Das schlapfende Geräusch eines Hausschuhs kann nicht nur nerven, es ist meist ein Zeichen dafür, dass der Schuh nicht richtig sitzt. Das ist nicht nur der optimale Vorwand, Träger oder Trägerin auf einen Korrekturbedarf hinzuweisen, sondern auch bei lautlosem Schlapfen einer von vielen guten Gründen, sich für gute Hausschuhe zu interessieren: Denn ein Hausschuh ist, wenn er denn der richtige ist, ein Beitrag zur Haltungspflege. »Wenn ich einen Hausschuh anziehe, muss ich das Gefühl – mehr als im Straßenschuh – haben, dass ich mich bei gleichzeitig gutem Halt wohlfühle«, fasst Orthopäde Michael Lehnert zusammen. »Falsche Schuhe wirken sich zu hundert Prozent auf unsere Haltung aus, weil die Füße das Fundament unseres Körpers sind«, sagt Lehnert, der in seiner Berliner Praxis täglich mit Fußfehlstellungen und den daraus resultierenden Beschwerden konfrontiert ist. »Wenn Sie ein Haus auf einem unebenen oder schlechten Fundament bauen, steht es schief – genauso verhält es sich mit dem Körper.«

»Falsche Schuhe wirken sich zu hundert Prozent auf unsere Haltung aus, weil die Füße das Fundament unseres Körpers sind.«
-Michael Lehnert, Orthopäde

Weg von Pantoffeln

Das richtige Hausschuhwerk kann gesund sein – aber nur, wenn es den Fuß unterstützt. Damit es das tut, müssen Hausschuhe bestimmte Kriterien erfüllen: Halt, Passform und eine gute Bettung des Fußes. Der Klassiker unter den Hausschuhen ist ein hinten offener Schuh ohne unterstützendes Fußbett, in den man einfach hineinschlüpft. In Deutschland wird dieser häufig »Pantoffel«, in Österreich »Schlapfen« genannt. Lehnert hat eine klare Meinung zu diesem Modell: »Weg vom Pantoffel!« Offene Hausschuhe ohne Halt seien alles andere als ideal. Früher, erzählt er, habe man zu Hause oft geschlossene Schuhe getragen – Slipper oder Loafer, die den Fuß rundum umschließen.

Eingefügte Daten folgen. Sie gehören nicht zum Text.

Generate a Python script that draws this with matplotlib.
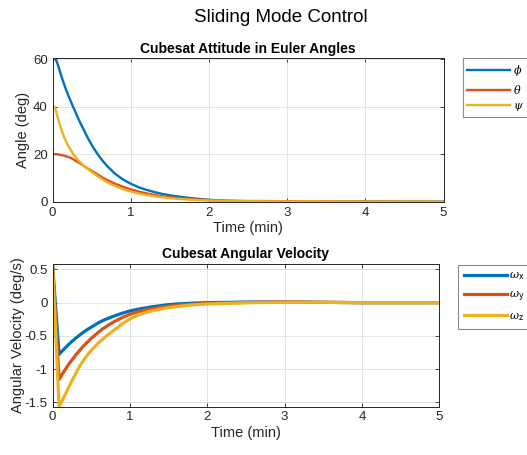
import matplotlib
matplotlib.use("Agg")
import matplotlib.pyplot as plt

plt.rcParams['font.family'] = ['Liberation Sans', 'DejaVu Sans']
plt.rcParams['mathtext.fontset'] = 'dejavuserif'

# Euler angle history (deg) vs time (min)
t_att = [0, 0.02, 0.04, 0.06, 0.08, 0.1, 0.125, 0.15, 0.175, 0.2, 0.25, 0.3,
         0.35, 0.4, 0.45, 0.5, 0.55, 0.6, 0.65, 0.7, 0.8, 0.9, 1.0, 1.1, 1.2,
         1.3, 1.4, 1.5, 1.6, 1.8, 2.0, 2.2, 2.5, 2.8, 3.0, 3.3, 3.6, 4.0, 4.5,
         5.0]
phi = [60.0, 60.5, 60.0, 58.6, 56.6, 54.4, 51.8, 49.4, 47.1, 45.0, 41.1, 37.3,
       33.6, 30.3, 27.0, 24.0, 21.4, 19.0, 16.9, 15.0, 11.8, 9.4, 7.6, 6.1,
       5.0, 4.1, 3.3, 2.7, 2.2, 1.4, 0.8, 0.4, 0.0, -0.2, -0.25, -0.2, -0.1,
       0.0, 0.0, 0.0]
theta = [20.0, 20.05, 20.05, 20.0, 19.9, 19.8, 19.6, 19.4, 19.15, 18.9, 18.2,
         17.2, 16.2, 15.1, 14.0, 13.0, 12.0, 11.0, 10.0, 9.1, 7.6, 6.3, 5.2,
         4.3, 3.5, 2.9, 2.3, 1.9, 1.5, 1.0, 0.65, 0.45, 0.3, 0.25, 0.2, 0.15,
         0.1, 0.05, 0.0, 0.0]
psi = [39.8, 40.3, 38.8, 36.4, 34.0, 31.8, 29.3, 27.2, 25.3, 23.6, 20.9, 18.6,
       16.8, 15.2, 13.8, 12.6, 11.4, 10.2, 9.2, 8.2, 6.6, 5.3, 4.3, 3.5, 2.8,
       2.3, 1.9, 1.5, 1.2, 0.8, 0.5, 0.35, 0.2, 0.15, 0.1, 0.1, 0.05, 0.0,
       0.0, 0.0]

# Body angular rates (deg/s) vs time (min)
t_rate = [0, 0.085, 0.1, 0.125, 0.15, 0.175, 0.2, 0.25, 0.3, 0.35, 0.4, 0.45,
          0.5, 0.55, 0.6, 0.65, 0.7, 0.8, 0.9, 1.0, 1.1, 1.2, 1.3, 1.4, 1.5,
          1.6, 1.8, 2.0, 2.3, 2.6, 3.0, 3.5, 4.0, 5.0]
wx = [0.58, -0.78, -0.76, -0.73, -0.70, -0.67, -0.64, -0.585, -0.535, -0.49,
      -0.445, -0.405, -0.37, -0.335, -0.30, -0.27, -0.245, -0.20, -0.16,
      -0.125, -0.10, -0.08, -0.06, -0.045, -0.03, -0.02, -0.008, 0.0, 0.005,
      0.01, 0.01, 0.005, 0.0, 0.0]
wy = [0.58, -1.16, -1.13, -1.08, -1.035, -0.99, -0.945, -0.865, -0.79, -0.72,
      -0.655, -0.595, -0.54, -0.49, -0.44, -0.395, -0.355, -0.285, -0.225,
      -0.175, -0.14, -0.11, -0.09, -0.07, -0.055, -0.04, -0.025, -0.01, 0.0,
      0.005, 0.01, 0.005, 0.0, 0.0]
wz = [0.59, -1.565, -1.53, -1.48, -1.42, -1.36, -1.30, -1.18, -1.07, -0.96,
      -0.87, -0.79, -0.72, -0.66, -0.60, -0.55, -0.50, -0.41, -0.32, -0.245,
      -0.19, -0.15, -0.12, -0.095, -0.075, -0.06, -0.035, -0.02, -0.01, 0.0,
      0.005, 0.005, 0.0, 0.0]

att_labels = [r'$\phi$', r'$\theta$', r'$\psi$']
rate_labels = [r'$\omega_\mathsf{x}$', r'$\omega_\mathsf{y}$', r'$\omega_\mathsf{z}$']
xticks = [0, 1, 2, 3, 4, 5]

colors = ['#0072BD', '#D95319', '#EDB120']
dark = '#262626'

W, H = 527, 455
fig = plt.figure(figsize=(W / 100, H / 100), dpi=100)

def fx(px):
    return px / W

def fy(py):
    return 1 - py / H

ax1 = fig.add_axes([fx(52.5), fy(201.7), fx(443.5 - 52.5), (201.7 - 58.3) / H])
ax2 = fig.add_axes([fx(52.5), fy(406.5), fx(439.3 - 52.5), (406.5 - 263.5) / H])

for y, c, lab in zip([phi, theta, psi], colors, att_labels):
    ax1.plot(t_att, y, color=c, lw=1.7, label=lab)
for y, c, lab in zip([wx, wy, wz], colors, rate_labels):
    ax2.plot(t_rate, y, color=c, lw=2.3, label=lab)

ax1.set_ylim(0, max(phi))
ax1.set_yticks([0, 20, 40, 60])
ax2.set_ylim(min(wz), max(wz))
ax2.set_yticks([-1.5, -1, -0.5, 0, 0.5])
ax2.set_yticklabels(['-1.5', '-1', '-0.5', '0', '0.5'])

for ax in (ax1, ax2):
    ax.set_xlim(0, 5)
    ax.set_xticks(xticks)
    ax.grid(True, color='#dedede', lw=0.6)
    ax.set_axisbelow(True)
    ax.tick_params(direction='in', top=True, right=True, length=3,
                   colors=dark, labelsize=9.5, width=0.6)
    for s in ax.spines.values():
        s.set_color(dark)
        s.set_linewidth(0.7)
    ax.set_xlabel('Time (min)', fontsize=10.5, color=dark, labelpad=2)

ax1.set_ylabel('Angle (deg)', fontsize=10.5, color=dark, labelpad=2)
ax2.set_ylabel('Angular Velocity (deg/s)', fontsize=10.5, color=dark, labelpad=0)
ax1.set_title('Cubesat Attitude in Euler Angles', fontsize=10, fontweight='bold', pad=4)
ax2.set_title('Cubesat Angular Velocity', fontsize=10, fontweight='bold', pad=4)

fig.text(fx(280.5), fy(18), 'Sliding Mode Control', ha='center', va='center',
         fontsize=13.5, color='black')

leg1 = ax1.legend(loc='upper left', bbox_to_anchor=(fx(462.7), fy(58.3)),
                  bbox_transform=fig.transFigure, fontsize=8, handlelength=3.9,
                  borderaxespad=0, borderpad=0.4, labelspacing=0.45,
                  handletextpad=0.2, fancybox=False, framealpha=1)
leg2 = ax2.legend(loc='upper left', bbox_to_anchor=(fx(458), fy(265)),
                  bbox_transform=fig.transFigure, fontsize=8, handlelength=3.9,
                  borderaxespad=0, borderpad=0.5, labelspacing=0.65,
                  handletextpad=0.2, fancybox=False, framealpha=1)
for leg in (leg1, leg2):
    leg.get_frame().set_edgecolor('#8c8c8c')
    leg.get_frame().set_linewidth(0.8)

fig.savefig('out.png', dpi=100, facecolor='white')
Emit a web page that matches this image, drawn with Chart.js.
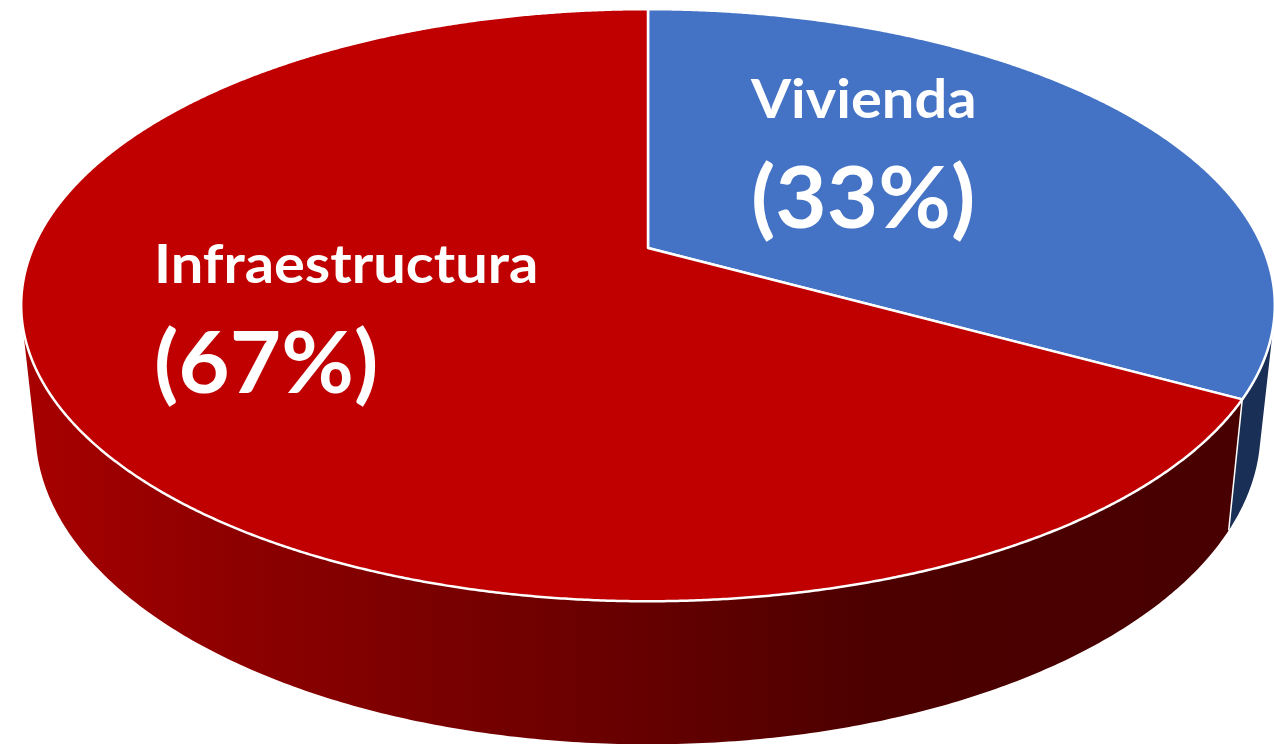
<!DOCTYPE html>
<html>
<head>
<meta charset="utf-8">
<script src="https://cdn.jsdelivr.net/npm/chart.js@4"></script>
<style>
    html, body { margin: 0; padding: 0; background: #ffffff; overflow: hidden; }
    canvas { display: block; filter: blur(0.5px); }
</style>
</head>
<body>
<canvas id="myChart" width="1274" height="744"></canvas>
<script>
//--------------------- Data
var categories = ["Vivienda", "Infraestructura"]
var shares = [33, 67]

//--------------------- Look of the chart
var topColors = ["#4472c4", "#c00000"]
var wallColors = ["#1a2f55", null]

//Perspective of the top face and of the lower rim, fitted on the picture
var perspective = 0.1932
var centerX = 648
var topRim = { a: 615, b: 285, y: 248 }
var lowRim = { a: 601, b: 302, y: 370 }

//Where each label goes, and the size of its two lines
var labelSpots = [
    { x: 751, nameY: 118, shareY: 228, nameSize: 53, shareSize: 87 },
    { x: 154, nameY: 283, shareY: 393, nameSize: 53, shareSize: 87 }
]
var nameStretch = 1.09
var shareStretch = 1.02

//--------------------- Functions

//Turns an angle on the pie into a point on one of the rims
function project(rim, angle) {
    var u = Math.sin(angle)
    var v = -Math.cos(angle)
    var w = 1 - perspective * v
    return { x: centerX + rim.a * u / w, y: rim.y + rim.b * v / w }
}

//Angles of a slice, measured from the top of the pie
function sliceAngles(arc) {
    var props = arc.getProps(["startAngle", "endAngle"], true)
    return { from: props.startAngle + Math.PI / 2, to: props.endAngle + Math.PI / 2 }
}

//The red wall gets darker from left to right
function redWall(ctx) {
    var gradient = ctx.createLinearGradient(22, 0, 1274, 0)
    gradient.addColorStop(0, "#a80000")
    gradient.addColorStop(0.15, "#900000")
    gradient.addColorStop(0.5, "#650000")
    gradient.addColorStop(0.68, "#4c0000")
    gradient.addColorStop(1, "#480000")
    return gradient
}

//All the strips go in one path with the same winding, so no seams show
function drawWall(ctx, arc, paint) {
    var range = sliceAngles(arc)
    var step = Math.PI / 360
    ctx.beginPath()
    for (var t = range.from; t < range.to; t += step) {
        var next = Math.min(t + step, range.to)
        var q = [project(topRim, t), project(topRim, next), project(lowRim, next), project(lowRim, t)]
        var area = 0
        for (var n = 0; n < 4; n++) {
            var m = (n + 1) % 4
            area += q[n].x * q[m].y - q[m].x * q[n].y
        }
        if (area < 0) {
            q.reverse()
        }
        ctx.moveTo(q[0].x, q[0].y)
        ctx.lineTo(q[1].x, q[1].y)
        ctx.lineTo(q[2].x, q[2].y)
        ctx.lineTo(q[3].x, q[3].y)
        ctx.closePath()
    }
    ctx.fillStyle = paint
    ctx.fill()
}

function drawDivider(ctx, angle) {
    var a = project(topRim, angle)
    var b = project(lowRim, angle)
    ctx.strokeStyle = "#ffffff"
    ctx.lineWidth = 1.5
    ctx.beginPath()
    ctx.moveTo(a.x, a.y)
    ctx.lineTo(b.x, b.y)
    ctx.stroke()
}

function drawTop(ctx, arc) {
    var range = sliceAngles(arc)
    ctx.beginPath()
    ctx.moveTo(centerX, topRim.y)
    for (var t = range.from; t < range.to; t += Math.PI / 720) {
        var p = project(topRim, t)
        ctx.lineTo(p.x, p.y)
    }
    var end = project(topRim, range.to)
    ctx.lineTo(end.x, end.y)
    ctx.closePath()
    ctx.fillStyle = arc.options.backgroundColor
    ctx.fill()
    ctx.strokeStyle = arc.options.borderColor
    ctx.lineWidth = arc.options.borderWidth
    ctx.lineJoin = "round"
    ctx.stroke()
}

function stretchedText(ctx, text, x, y, size, stretch) {
    ctx.save()
    ctx.translate(x, y)
    ctx.scale(stretch, 1)
    ctx.font = "bold " + size + "px Lato"
    ctx.fillText(text, 0, 0)
    ctx.restore()
}

function drawLabels(ctx) {
    ctx.fillStyle = "#ffffff"
    ctx.textAlign = "left"
    ctx.textBaseline = "alphabetic"
    for (var i = 0; i < categories.length; i++) {
        var spot = labelSpots[i]
        stretchedText(ctx, categories[i], spot.x, spot.nameY, spot.nameSize, nameStretch)
        stretchedText(ctx, "(" + shares[i] + "%)", spot.x, spot.shareY, spot.shareSize, shareStretch)
    }
}

//The library works out the slices, this plugin draws them tilted in 3D
var tiltedPie = {
    id: "tiltedPie",
    beforeDatasetsDraw: function (chart) {
        var ctx = chart.ctx
        var arcs = chart.getDatasetMeta(0).data
        ctx.save()
        for (var i = 0; i < arcs.length; i++) {
            drawWall(ctx, arcs[i], wallColors[i] || redWall(ctx))
        }
        for (var j = 0; j < arcs.length; j++) {
            drawDivider(ctx, sliceAngles(arcs[j]).to)
        }
        for (var k = 0; k < arcs.length; k++) {
            drawTop(ctx, arcs[k])
        }
        drawLabels(ctx)
        ctx.restore()
        return false
    }
}

//--------------------- Chart
var myChart = new Chart(document.getElementById("myChart"), {
    type: "pie",
    data: {
        labels: categories,
        datasets: [{
            data: shares,
            backgroundColor: topColors,
            borderColor: "#ffffff",
            borderWidth: 2.5
        }]
    },
    options: {
        animation: false,
        responsive: false,
        plugins: {
            legend: { display: false },
            tooltip: { enabled: false }
        }
    },
    plugins: [tiltedPie]
})
</script>
</body>
</html>
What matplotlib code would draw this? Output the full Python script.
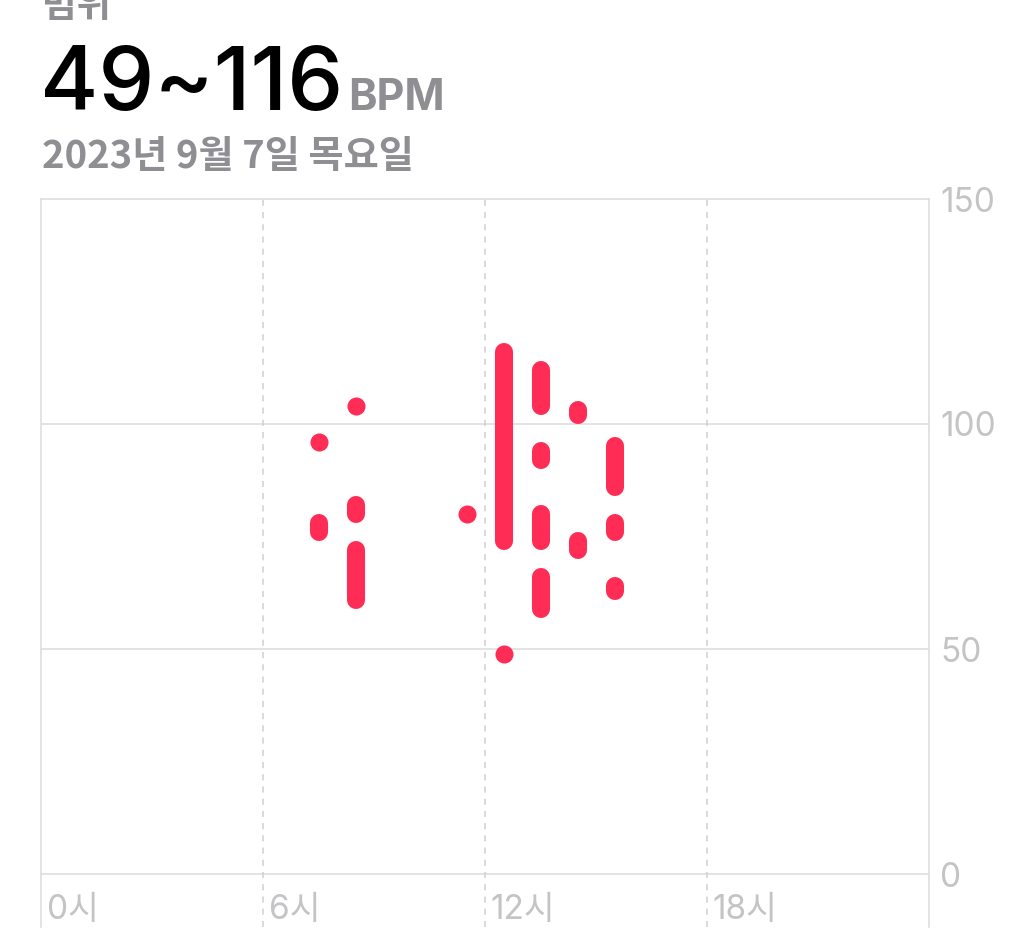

»Den pauschal guten Hausschuh, den gibt es nicht«, sagt er, »weil wir Altersunterschiede machen müssen.« Für aktive, jüngere Menschen kann ein hinten offener Hausschuh mit Fußbett, das das Fußgewölbe stützt, gut geeignet sein. Für ältere oder weniger stabile Personen ist diese Bauart jedoch riskant, weil man leichter herausschlüpft und der nötige Halt fehlt.

Gute Hausschuhe, betont Lehnert, »sollen einerseits Sicherheit in der Bewegung geben, aber auch den Fuß betten«. Auch wenn der Begriff Hausschuh so umfassend wie ein guter Schuh selbst ist, fallen Modelle ganz ohne Führung – wie etwa Flipflops – für Lehnert kategorisch durch: »Da krallt man mit den Zehen, um sie zu halten – der Fuß ist überhaupt nicht mehr gebettet.« Ein gut sitzender Indoor-Schuh macht sich beim Tragen kaum bemerkbar – auch akustisch. Das »Schlapfen« verschwindet, wenn der Schuh wirklich passt.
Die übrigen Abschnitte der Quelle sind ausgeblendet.